Plotting code records
────

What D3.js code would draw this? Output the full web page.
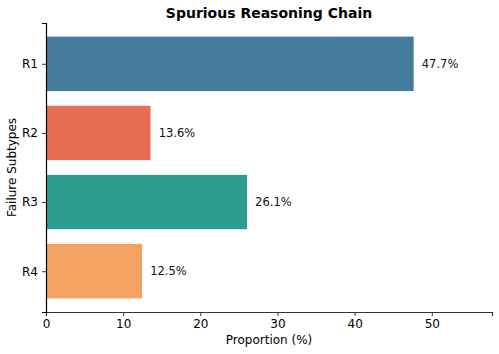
<!DOCTYPE html>
<html>
<head>
<meta charset="utf-8">
<script src="https://cdn.jsdelivr.net/npm/d3@7"></script>
<style>
  body { margin: 0; background: #fff; }
  text { font-family: "DejaVu Sans", sans-serif; }
</style>
</head>
<body>
<svg id="chart" width="499" height="354"></svg>
<script>
const categories = ["R1", "R2", "R3", "R4"];
const values = [47.7, 13.6, 26.1, 12.5];
const colors = ["#457b9d", "#e76f51", "#2a9d8f", "#f4a261"];
const xTicks = [0, 10, 20, 30, 40, 50];

const svg = d3.select("#chart");
const margin = { top: 23, left: 46, right: 7, bottom: 42 };
const width = 499, height = 354;

// x scale
const x = d3.scaleLinear().domain([0, 57.8]).range([margin.left, width - margin.right]);
// y: matplotlib-like, index positions with margins
const y = d3.scaleLinear().domain([-0.59, 3.59]).range([margin.top, height - margin.bottom]);
const barH = y(0.4) - y(-0.4);

svg.selectAll(".bar")
  .data(values)
  .join("rect")
  .attr("class", "bar")
  .attr("x", x(0))
  .attr("y", (d, i) => y(i) - barH / 2)
  .attr("width", d => x(d) - x(0))
  .attr("height", barH)
  .attr("fill", (d, i) => colors[i])
  .attr("stroke", "#fff")
  .attr("stroke-width", 0.8);

svg.selectAll(".lbl")
  .data(values)
  .join("text")
  .attr("class", "lbl")
  .attr("x", d => x(d + 1))
  .attr("y", (d, i) => y(i))
  .attr("dy", "0.35em")
  .attr("font-size", "11.5px")
  .attr("fill", "#111")
  .text(d => d.toFixed(1) + "%");

// axes
const xAxis = d3.axisBottom(x).tickValues(xTicks).tickSize(4).tickPadding(3);
svg.append("g")
  .attr("transform", `translate(0,${height - margin.bottom})`)
  .call(xAxis)
  .call(g => g.select(".domain").attr("stroke", "#333").attr("stroke-width", 1.2))
  .call(g => g.selectAll(".tick line").attr("stroke", "#333"))
  .call(g => g.selectAll("text").attr("font-size", "12px").attr("fill", "#000").attr("font-family", "DejaVu Sans"));

const yAxis = d3.axisLeft(y).tickValues(d3.range(categories.length)).tickFormat(i => categories[i]).tickSize(4).tickPadding(4);
svg.append("g")
  .attr("transform", `translate(${margin.left},0)`)
  .call(yAxis)
  .call(g => g.select(".domain").attr("stroke", "#000").attr("stroke-width", 1.2))
  .call(g => g.selectAll(".tick line").attr("stroke", "#333"))
  .call(g => g.selectAll("text").attr("font-size", "12px").attr("fill", "#000").attr("font-family", "DejaVu Sans"));

// titles
svg.append("text")
  .attr("x", (x(0) + x(57.8)) / 2)
  .attr("y", 18)
  .attr("text-anchor", "middle")
  .attr("font-size", "14px")
  .attr("font-weight", "bold")
  .text("Spurious Reasoning Chain");

svg.append("text")
  .attr("x", (x(0) + x(57.8)) / 2)
  .attr("y", 344)
  .attr("text-anchor", "middle")
  .attr("font-size", "12px")
  .text("Proportion (%)");

svg.append("text")
  .attr("transform", `translate(16,${(margin.top + height - margin.bottom) / 2}) rotate(-90)`)
  .attr("text-anchor", "middle")
  .attr("font-size", "12px")
  .text("Failure Subtypes");
</script>
</body>
</html>
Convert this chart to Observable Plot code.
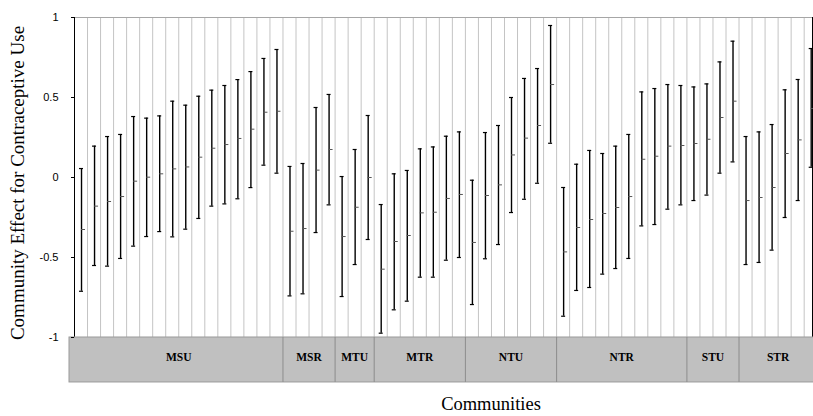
<!DOCTYPE html>
<html>
<head>
<meta charset="utf-8">
<script src="https://cdn.jsdelivr.net/npm/d3@7"></script>
<script src="https://cdn.jsdelivr.net/npm/@observablehq/plot@0.6"></script>
<style>
  body { margin: 0; background: #fff; }
  #chart svg { display: block; }
</style>
</head>
<body>
<div id="chart"></div>
<script>
// ---- data ----
const groups = ["MSU", "MSR", "MTU", "MTR", "NTU", "NTR", "STU", "STR"];
const groupSizes = [16, 4, 3, 7, 7, 10, 4, 6];

const lower = [
  -0.711, -0.55, -0.554, -0.506, -0.429, -0.369, -0.338, -0.371, -0.323, -0.256, -0.179, -0.165, -0.133, -0.063, 0.077, 0.027,
  -0.74, -0.727, -0.344, -0.171,
  -0.744, -0.544, -0.3875,
  -0.973, -0.827, -0.773, -0.623, -0.623, -0.517, -0.5,
  -0.794, -0.508, -0.419, -0.219, -0.136, -0.036, 0.214,
  -0.867, -0.706, -0.6875, -0.604, -0.569, -0.506, -0.3025, -0.294, -0.198, -0.171,
  -0.144, -0.11, 0.027, 0.0975,
  -0.544, -0.531, -0.454, -0.25, -0.144, 0.064
];
const mean = [
  -0.325, -0.179, -0.15, -0.119, -0.023, 0.002, 0.023, 0.054, 0.066, 0.127, 0.183, 0.206, 0.244, 0.302, 0.408, 0.414,
  -0.336, -0.319, 0.046, 0.175,
  -0.369, -0.186, 0.0,
  -0.573, -0.4, -0.3625, -0.221, -0.217, -0.131, -0.106,
  -0.406, -0.1125, -0.046, 0.141, 0.246, 0.325, 0.581,
  -0.465, -0.3125, -0.2625, -0.225, -0.1875, -0.119, 0.114, 0.133, 0.196, 0.2,
  0.2125, 0.239, 0.375, 0.477,
  -0.144, -0.125, -0.0625, 0.15, 0.235, 0.431
];
const upper = [
  0.056, 0.196, 0.256, 0.269, 0.381, 0.371, 0.385, 0.477, 0.452, 0.508, 0.546, 0.575, 0.612, 0.662, 0.744, 0.8,
  0.069, 0.0875, 0.4375, 0.519,
  0.006, 0.175, 0.3875,
  -0.169, 0.023, 0.044, 0.179, 0.191, 0.258, 0.285,
  -0.017, 0.281, 0.325, 0.5, 0.619, 0.681, 0.95,
  -0.0625, 0.083, 0.169, 0.15, 0.196, 0.269, 0.535, 0.556, 0.581, 0.575,
  0.566, 0.585, 0.7225, 0.852,
  0.256, 0.285, 0.331, 0.548, 0.6125, 0.806
];
const yTicks = [-1, -0.5, 0, 0.5, 1];
const yLabel = "Community Effect for Contraceptive Use";
const xLabel = "Communities";

// ---- derived tables ----
const n = mean.length;
const rows = mean.map((m, i) => ({ c: i + 0.5, lo: lower[i], m, hi: upper[i] }));
let start = 0;
const groupRows = groups.map((g, k) => {
  const r = { g, x1: start, x2: start + groupSizes[k], mid: start + groupSizes[k] / 2 };
  start += groupSizes[k];
  return r;
});

const serif = "'Liberation Serif', 'Times New Roman', serif";
const sans = "'Liberation Sans', Arial, sans-serif";
const step = 13.03;

const chart = Plot.plot({
  width: 813,
  height: 416,
  marginLeft: 74,
  marginTop: 17,
  marginRight: 1,
  marginBottom: 79,
  style: { background: "white", overflow: "hidden" },
  x: { type: "linear", domain: [0, n], range: [74, 74 + n * step], axis: null },
  y: { domain: [-1, 1], range: [337, 17], axis: null },
  marks: [
    // vertical gridlines between communities
    Plot.ruleX(d3.range(1, n), { y1: -1, y2: 1, stroke: "#c4c4c4", strokeWidth: 1 }),
    // top border
    Plot.ruleY([1], { stroke: "#a6a6a6" }),
    // left axis line
    Plot.ruleX([0], { y1: -1, y2: 1, stroke: "#000" }),
    // right border
    Plot.frame({ anchor: "right", stroke: "#000" }),
    // region band
    Plot.rect([{ x1: 0, x2: n }], { x1: "x1", x2: "x2", y1: -1, y2: -1.281, fill: "#c0c0c0", stroke: "#9a9a9a", insetLeft: -5 }),
    Plot.ruleX(groupRows.slice(1), { x: "x1", y1: -1, y2: -1.281, stroke: "#8c8c8c" }),
    Plot.text(groupRows, { x: "mid", y: -1.125, text: "g", fontWeight: "bold", fontFamily: serif, fontSize: 11.5, fill: "#000" }),
    // error bars
    Plot.ruleX(rows, { x: "c", y1: "lo", y2: "hi", stroke: "#000", strokeWidth: 1.4, dx: 0.5 }),
    Plot.ruleY(rows, { x1: "c", x2: "c", y: "hi", stroke: "#000", strokeWidth: 1.2, insetLeft: -2, insetRight: -2, dx: 0.5 }),
    Plot.ruleY(rows, { x1: "c", x2: "c", y: "lo", stroke: "#000", strokeWidth: 1.2, insetLeft: -2, insetRight: -2, dx: 0.5 }),
    Plot.ruleY(rows, { x1: "c", x2: "c", y: "m", stroke: "#555", strokeWidth: 1, insetRight: -4, dx: 0.5 }),
    // y axis
    Plot.axisY({ ticks: yTicks, tickFormat: d => String(d), tickSize: 3, tickPadding: 13, fontSize: 11, fontFamily: sans, label: null, anchor: "left" })
  ]
});

// axis titles
const svg = d3.select(chart);
svg.append("text")
  .attr("transform", "translate(17,183) rotate(-90)")
  .attr("text-anchor", "middle")
  .attr("dy", "0.35em")
  .attr("font-family", serif)
  .attr("font-size", 19)
  .attr("fill", "#000")
  .text(yLabel);
svg.append("text")
  .attr("x", 491)
  .attr("y", 410)
  .attr("text-anchor", "middle")
  .attr("font-family", serif)
  .attr("font-size", 18.5)
  .attr("fill", "#000")
  .text(xLabel);

document.getElementById("chart").appendChild(chart);
</script>
</body>
</html>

────

• **Stated problem**
Begin with the first line of the records and repeat every line up to the one with "const width = 499, height = 354;", counting that line too. Pictures are not part of the copy.

• **Reply to the task**
What D3.js code would draw this? Output the full web page.
<!DOCTYPE html>
<html>
<head>
<meta charset="utf-8">
<script src="https://cdn.jsdelivr.net/npm/d3@7"></script>
<style>
  body { margin: 0; background: #fff; }
  text { font-family: "DejaVu Sans", sans-serif; }
</style>
</head>
<body>
<svg id="chart" width="499" height="354"></svg>
<script>
const categories = ["R1", "R2", "R3", "R4"];
const values = [47.7, 13.6, 26.1, 12.5];
const colors = ["#457b9d", "#e76f51", "#2a9d8f", "#f4a261"];
const xTicks = [0, 10, 20, 30, 40, 50];

const svg = d3.select("#chart");
const margin = { top: 23, left: 46, right: 7, bottom: 42 };
const width = 499, height = 354;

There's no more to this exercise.